FILM-film superhero yang muncul sejak 10 tahun belakangan, selalu berhasil menuai antusiasme dari berbagai belahan dunia dan berbagai kalangan usia.
Ada banyak faktor yang membuat film-film tersebut diminati, mulai dari storyline yang menarik, aktor yang bagus, visual effect yang memukau, pemasaran yang intens, dan lainnya.
Sayangnya, American Academy of Pediatrics (AAP) tidak merekomendasikan film-film tersebut ditonton anak-anak usia kurang dari 6.
AAP memberikan sejumlah alasan mengenai rekomendasinya ini:
- Sebagian besar film dengan tema ini menayangkan adegan kekerasan, di mana ini bukanlah tayangan yang tepat untuk anak usia dini, meskipun film disajikan dalam bentuk animasi kartun.
- Film bisa menjadi sumber untuk anak memahami dunia sekitarnya. Sehingga nilai-nilai dan hal-hal yang dipercayai anak salah satunya bisa berasal dari film.

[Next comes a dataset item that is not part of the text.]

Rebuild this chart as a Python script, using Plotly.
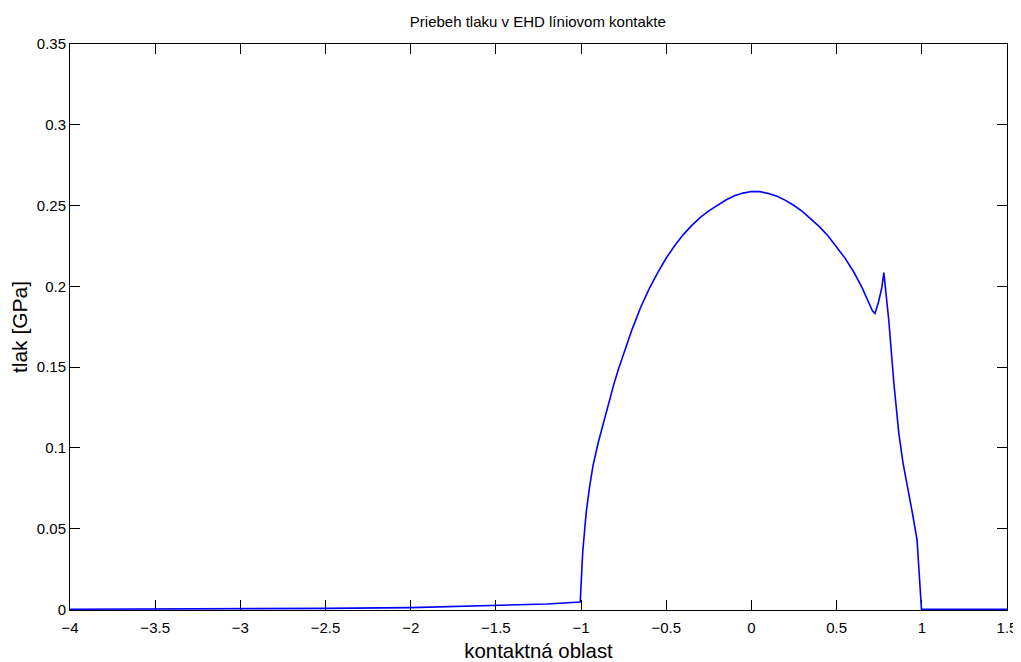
import plotly.graph_objects as go

# contact coordinate (dimensionless) and pressure [GPa]
x_pts = [-4.0, -3.5, -3.0, -2.5, -2.0, -1.5, -1.2, -1.005,
         -1.0, -0.995, -0.99, -0.98, -0.97, -0.95, -0.93, -0.90, -0.87,
         -0.84, -0.81, -0.78, -0.75, -0.70, -0.65, -0.60, -0.55, -0.50,
         -0.45, -0.40, -0.35, -0.30, -0.25, -0.20, -0.15, -0.10, -0.05,
         0.0, 0.05, 0.10, 0.15, 0.20, 0.25, 0.30, 0.35, 0.40, 0.45,
         0.50, 0.55, 0.60, 0.65, 0.69, 0.71, 0.725, 0.745, 0.765, 0.777,
         0.806, 0.836, 0.865, 0.89, 0.945, 0.972, 0.998, 1.5]
p_pts = [0.0001, 0.0002, 0.0003, 0.0006, 0.0011, 0.0022, 0.0033, 0.0045,
         0.012, 0.026, 0.036, 0.050, 0.060, 0.076, 0.089, 0.103, 0.115,
         0.1275, 0.1385, 0.149, 0.1585, 0.1735, 0.187, 0.1985, 0.2085, 0.2175,
         0.2253, 0.232, 0.2377, 0.2426, 0.2467, 0.2502, 0.2534, 0.256, 0.2577,
         0.2587, 0.2586, 0.2575, 0.2557, 0.2532, 0.250, 0.2462, 0.2418, 0.2368, 0.2312,
         0.2245, 0.2173, 0.209, 0.199, 0.1895, 0.1848, 0.1832, 0.190, 0.199, 0.2085,
         0.179, 0.140, 0.109, 0.0904, 0.0595, 0.043, 0.0, 0.0]

x_ticks = [-4, -3.5, -3, -2.5, -2, -1.5, -1, -0.5, 0, 0.5, 1, 1.5]
x_labels = ["−4", "−3.5", "−3", "−2.5", "−2", "−1.5", "−1", "−0.5", "0", "0.5", "1", "1.5"]
y_ticks = [0, 0.05, 0.1, 0.15, 0.2, 0.25, 0.3, 0.35]
y_labels = ["0", "0.05", "0.1", "0.15", "0.2", "0.25", "0.3", "0.35"]

FONT = "Liberation Sans, Arial, Helvetica, sans-serif"

fig = go.Figure()
fig.add_trace(go.Scatter(
    x=x_pts, y=p_pts, mode="lines",
    line=dict(color="#0000ff", width=1.6),
    showlegend=False,
))

axis_style = dict(
    showgrid=False, zeroline=False, automargin=False,
    showline=True, linecolor="black", linewidth=1, mirror="ticks",
    ticks="inside", ticklen=10, tickcolor="black", tickwidth=1,
    tickfont=dict(family=FONT, size=15, color="black"),
    layer="below traces",
)

fig.update_xaxes(
    range=[-4, 1.5], tickvals=x_ticks, ticktext=x_labels, ticklabelstandoff=4,
    title=dict(text="kontaktná oblast", font=dict(family=FONT, size=20.4, color="black"), standoff=9),
    **axis_style,
)
fig.update_yaxes(
    range=[-0.0004, 0.35], tickvals=y_ticks, ticktext=y_labels,
    title=dict(text="tlak [GPa]", font=dict(family=FONT, size=21, color="black"), standoff=6),
    **axis_style,
)

# page body has an 8px margin, so the figure is made 8px smaller each way
fig.update_layout(
    width=1013, height=654,
    margin=dict(l=62, r=14, t=36, b=52),
    paper_bgcolor="white", plot_bgcolor="white",
    title=dict(text="Priebeh tlaku v EHD líniovom kontakte", x=0.523, xanchor="center",
               y=0.9786, yanchor="middle", font=dict(family=FONT, size=15, color="black")),
    font=dict(family=FONT, color="black"),
)

fig.write_html("out.html")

- Anak usia kurang dari 6 belum bisa membedakan antara fantasi dan kenyataan, sehingga ia bisa merasa selalu terbawa dan merasa sangat ketakutan. Anak juga akan cenderung meniru perilaku kekerasan yang ia tonton.
Jadi pada 2018, sekelompok periset AAP menerbitkan makalah berjudul Violence Depicted in Superhero-Based Films, stratified by Protagonist/Antagonist and Gender.
Makalah ini berisi analisis wacana terhadap 10 film superhero yang dirilis sepanjang 2015-106. Hasilnya, peneliti menemukan bahwa karakter orang baik dalam film-film itu terhitung melakukan kekerasan lebih banyak daripada karakter ‘penjahat’.
Menurut catatan mereka, para protagonis rata-rata menampilkan aksi kekerasan sebanyak 23 kali per jam, lebih banyak dari antagonis yang melakukan 18 aksi kekerasan per jam.
Aksi kekerasan itu meliputi: perkelahian (1.021 aksi), penggunaan senjata mematikan (659 aksi), perusakan property (199 aksi), pembunuhan (168 aksi), serta intimidasi dan penyiksaan (144 aksi).
Sedangkan kekerasan yang dilakukan para ‘penjahat’ lebih sedikit, yaitu penggunaan senjata mematikan (604 aksi), perkelahian (599), intimidasi atau penyisaan (237 aksi), perusakan harta benda (191 aksi), dan pembunuhan (93 aksi).
Penggambaran karakter semacam ini berisiko memberi pemahaman yang salah, bahwa ‘penjahat’ lebih baik dari ‘jagoan’. Pada akhirnya, anak justru akan melakukan tindakan kekerasan kepada ‘penjahat’, seperti halnya yang dilakukan oleh para ‘jagoan-nya’.